[Your objective] Write out the listing, please, but only from its first line through the line containing "const yTitle = 'CDF';", exactly as given and without pictures.

◇ ◇ ◇

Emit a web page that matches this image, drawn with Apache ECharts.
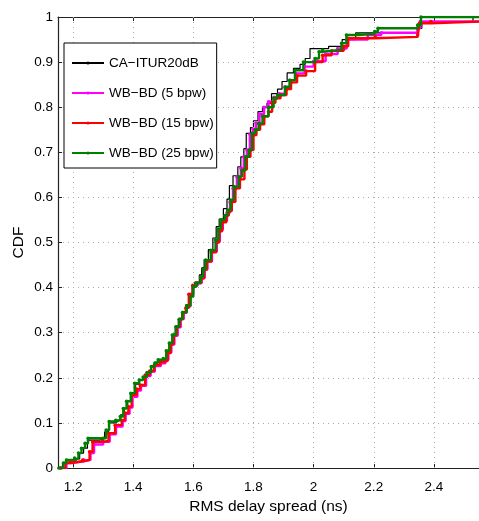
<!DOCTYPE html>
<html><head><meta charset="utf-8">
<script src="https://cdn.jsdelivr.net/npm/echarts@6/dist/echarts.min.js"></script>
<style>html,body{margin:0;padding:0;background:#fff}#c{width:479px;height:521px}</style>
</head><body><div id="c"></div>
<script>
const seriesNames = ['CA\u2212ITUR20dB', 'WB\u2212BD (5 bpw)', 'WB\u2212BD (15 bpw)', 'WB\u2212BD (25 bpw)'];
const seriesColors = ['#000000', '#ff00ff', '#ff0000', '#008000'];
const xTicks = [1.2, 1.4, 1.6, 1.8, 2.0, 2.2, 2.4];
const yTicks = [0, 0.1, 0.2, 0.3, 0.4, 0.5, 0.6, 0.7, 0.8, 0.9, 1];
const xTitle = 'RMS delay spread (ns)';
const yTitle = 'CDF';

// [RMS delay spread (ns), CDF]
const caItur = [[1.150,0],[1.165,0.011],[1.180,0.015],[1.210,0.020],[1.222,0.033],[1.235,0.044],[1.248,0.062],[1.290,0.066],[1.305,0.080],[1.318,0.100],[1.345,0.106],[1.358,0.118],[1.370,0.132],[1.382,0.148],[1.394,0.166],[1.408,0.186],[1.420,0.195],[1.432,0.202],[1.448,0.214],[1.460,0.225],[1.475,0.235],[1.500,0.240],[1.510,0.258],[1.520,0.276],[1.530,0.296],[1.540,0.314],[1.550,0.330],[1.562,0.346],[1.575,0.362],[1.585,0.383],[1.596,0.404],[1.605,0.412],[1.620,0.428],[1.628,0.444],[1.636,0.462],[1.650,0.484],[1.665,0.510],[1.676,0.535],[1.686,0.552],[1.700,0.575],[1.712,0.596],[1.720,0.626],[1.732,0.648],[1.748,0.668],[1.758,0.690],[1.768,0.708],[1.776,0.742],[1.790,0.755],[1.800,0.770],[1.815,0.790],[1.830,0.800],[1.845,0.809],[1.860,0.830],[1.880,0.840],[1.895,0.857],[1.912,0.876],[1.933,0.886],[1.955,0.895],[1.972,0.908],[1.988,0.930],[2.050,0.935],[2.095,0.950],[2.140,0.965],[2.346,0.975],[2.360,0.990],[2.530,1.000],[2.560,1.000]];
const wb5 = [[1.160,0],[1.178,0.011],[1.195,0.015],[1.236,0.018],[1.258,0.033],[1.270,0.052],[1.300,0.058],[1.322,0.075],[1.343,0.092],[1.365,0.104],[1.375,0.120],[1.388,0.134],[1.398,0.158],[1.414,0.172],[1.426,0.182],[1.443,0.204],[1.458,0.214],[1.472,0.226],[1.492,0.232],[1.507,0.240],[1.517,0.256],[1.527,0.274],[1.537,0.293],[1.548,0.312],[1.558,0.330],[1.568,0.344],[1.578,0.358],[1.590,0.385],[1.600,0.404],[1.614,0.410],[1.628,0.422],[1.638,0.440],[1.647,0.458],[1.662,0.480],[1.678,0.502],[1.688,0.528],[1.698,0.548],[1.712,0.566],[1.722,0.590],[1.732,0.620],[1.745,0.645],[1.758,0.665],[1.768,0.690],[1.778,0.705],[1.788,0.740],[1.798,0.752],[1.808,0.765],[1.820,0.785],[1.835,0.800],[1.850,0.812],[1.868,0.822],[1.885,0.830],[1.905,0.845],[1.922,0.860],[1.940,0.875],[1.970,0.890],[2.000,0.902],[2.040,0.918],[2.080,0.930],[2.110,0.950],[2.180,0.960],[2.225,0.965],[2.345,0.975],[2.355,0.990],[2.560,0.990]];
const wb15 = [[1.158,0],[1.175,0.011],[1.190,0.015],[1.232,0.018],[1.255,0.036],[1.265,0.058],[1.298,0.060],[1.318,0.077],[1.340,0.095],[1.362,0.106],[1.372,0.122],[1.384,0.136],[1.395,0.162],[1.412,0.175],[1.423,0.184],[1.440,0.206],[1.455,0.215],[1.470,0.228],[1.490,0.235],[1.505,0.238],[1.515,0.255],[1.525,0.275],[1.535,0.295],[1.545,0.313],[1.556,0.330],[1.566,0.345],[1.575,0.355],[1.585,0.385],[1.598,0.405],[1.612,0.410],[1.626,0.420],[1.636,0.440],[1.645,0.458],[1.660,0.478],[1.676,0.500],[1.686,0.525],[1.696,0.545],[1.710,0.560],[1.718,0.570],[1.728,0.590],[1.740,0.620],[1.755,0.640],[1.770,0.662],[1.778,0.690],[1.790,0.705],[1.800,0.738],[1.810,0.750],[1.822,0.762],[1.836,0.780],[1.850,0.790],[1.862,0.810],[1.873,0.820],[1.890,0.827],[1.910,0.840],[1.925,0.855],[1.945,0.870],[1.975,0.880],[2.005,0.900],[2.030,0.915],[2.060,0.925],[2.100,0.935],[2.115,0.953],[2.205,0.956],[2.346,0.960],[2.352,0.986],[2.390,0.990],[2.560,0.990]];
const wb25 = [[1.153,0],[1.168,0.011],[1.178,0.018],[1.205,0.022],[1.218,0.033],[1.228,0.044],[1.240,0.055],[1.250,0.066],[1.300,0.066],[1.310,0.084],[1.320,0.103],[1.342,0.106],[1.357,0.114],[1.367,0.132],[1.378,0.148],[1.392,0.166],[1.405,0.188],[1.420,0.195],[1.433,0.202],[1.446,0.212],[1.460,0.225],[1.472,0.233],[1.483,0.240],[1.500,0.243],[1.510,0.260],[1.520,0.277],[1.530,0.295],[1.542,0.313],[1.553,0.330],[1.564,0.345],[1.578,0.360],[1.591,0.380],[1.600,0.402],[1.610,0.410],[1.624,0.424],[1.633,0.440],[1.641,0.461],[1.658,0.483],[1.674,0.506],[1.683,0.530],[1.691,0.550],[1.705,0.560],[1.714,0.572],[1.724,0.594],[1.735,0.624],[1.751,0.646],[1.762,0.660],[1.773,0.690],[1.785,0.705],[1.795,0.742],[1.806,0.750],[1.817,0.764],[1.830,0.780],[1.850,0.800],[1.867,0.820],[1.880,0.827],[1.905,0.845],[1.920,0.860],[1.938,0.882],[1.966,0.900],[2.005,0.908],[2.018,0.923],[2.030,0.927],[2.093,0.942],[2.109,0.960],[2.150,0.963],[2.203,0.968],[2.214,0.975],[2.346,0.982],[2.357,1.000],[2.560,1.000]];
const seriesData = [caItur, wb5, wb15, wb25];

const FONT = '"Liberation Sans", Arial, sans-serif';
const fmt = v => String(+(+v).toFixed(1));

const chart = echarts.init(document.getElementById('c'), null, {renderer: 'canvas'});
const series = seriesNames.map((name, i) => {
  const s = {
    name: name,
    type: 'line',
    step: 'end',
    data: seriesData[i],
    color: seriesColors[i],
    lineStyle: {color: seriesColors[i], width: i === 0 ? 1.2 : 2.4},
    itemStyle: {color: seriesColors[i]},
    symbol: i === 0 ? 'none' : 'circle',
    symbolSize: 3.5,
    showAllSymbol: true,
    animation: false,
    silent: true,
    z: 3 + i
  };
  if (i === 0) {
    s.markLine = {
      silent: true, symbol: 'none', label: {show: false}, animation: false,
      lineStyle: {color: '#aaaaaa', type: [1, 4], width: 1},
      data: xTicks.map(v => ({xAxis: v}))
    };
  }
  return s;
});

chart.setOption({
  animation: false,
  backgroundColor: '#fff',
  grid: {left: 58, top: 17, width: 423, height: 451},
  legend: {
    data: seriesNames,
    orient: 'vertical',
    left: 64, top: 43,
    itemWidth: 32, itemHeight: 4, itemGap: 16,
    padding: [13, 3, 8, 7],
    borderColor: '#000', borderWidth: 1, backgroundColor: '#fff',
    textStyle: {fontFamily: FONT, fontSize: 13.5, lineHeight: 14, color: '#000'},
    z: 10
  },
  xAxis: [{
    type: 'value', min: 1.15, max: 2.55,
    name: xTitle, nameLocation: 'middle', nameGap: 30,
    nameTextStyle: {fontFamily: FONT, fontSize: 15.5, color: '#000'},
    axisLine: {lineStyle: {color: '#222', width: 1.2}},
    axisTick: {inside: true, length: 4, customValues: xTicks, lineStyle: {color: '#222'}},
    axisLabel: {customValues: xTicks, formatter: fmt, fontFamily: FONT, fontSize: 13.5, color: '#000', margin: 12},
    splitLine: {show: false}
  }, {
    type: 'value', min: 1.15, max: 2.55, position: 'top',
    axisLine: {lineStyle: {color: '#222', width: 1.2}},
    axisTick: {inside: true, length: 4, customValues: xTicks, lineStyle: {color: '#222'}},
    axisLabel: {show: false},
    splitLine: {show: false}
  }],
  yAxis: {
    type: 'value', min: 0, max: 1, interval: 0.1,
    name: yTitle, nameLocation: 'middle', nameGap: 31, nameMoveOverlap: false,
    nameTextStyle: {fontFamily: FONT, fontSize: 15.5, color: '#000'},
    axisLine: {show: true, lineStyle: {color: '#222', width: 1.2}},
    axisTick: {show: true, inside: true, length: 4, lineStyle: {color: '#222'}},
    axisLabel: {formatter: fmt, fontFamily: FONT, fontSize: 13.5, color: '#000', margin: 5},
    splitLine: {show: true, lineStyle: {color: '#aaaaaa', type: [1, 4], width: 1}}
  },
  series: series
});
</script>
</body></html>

◇ ◇ ◇

[Solution to the problem]
Emit a web page that matches this image, drawn with Apache ECharts.
<!DOCTYPE html>
<html><head><meta charset="utf-8">
<script src="https://cdn.jsdelivr.net/npm/echarts@6/dist/echarts.min.js"></script>
<style>html,body{margin:0;padding:0;background:#fff}#c{width:479px;height:521px}</style>
</head><body><div id="c"></div>
<script>
const seriesNames = ['CA\u2212ITUR20dB', 'WB\u2212BD (5 bpw)', 'WB\u2212BD (15 bpw)', 'WB\u2212BD (25 bpw)'];
const seriesColors = ['#000000', '#ff00ff', '#ff0000', '#008000'];
const xTicks = [1.2, 1.4, 1.6, 1.8, 2.0, 2.2, 2.4];
const yTicks = [0, 0.1, 0.2, 0.3, 0.4, 0.5, 0.6, 0.7, 0.8, 0.9, 1];
const xTitle = 'RMS delay spread (ns)';
const yTitle = 'CDF';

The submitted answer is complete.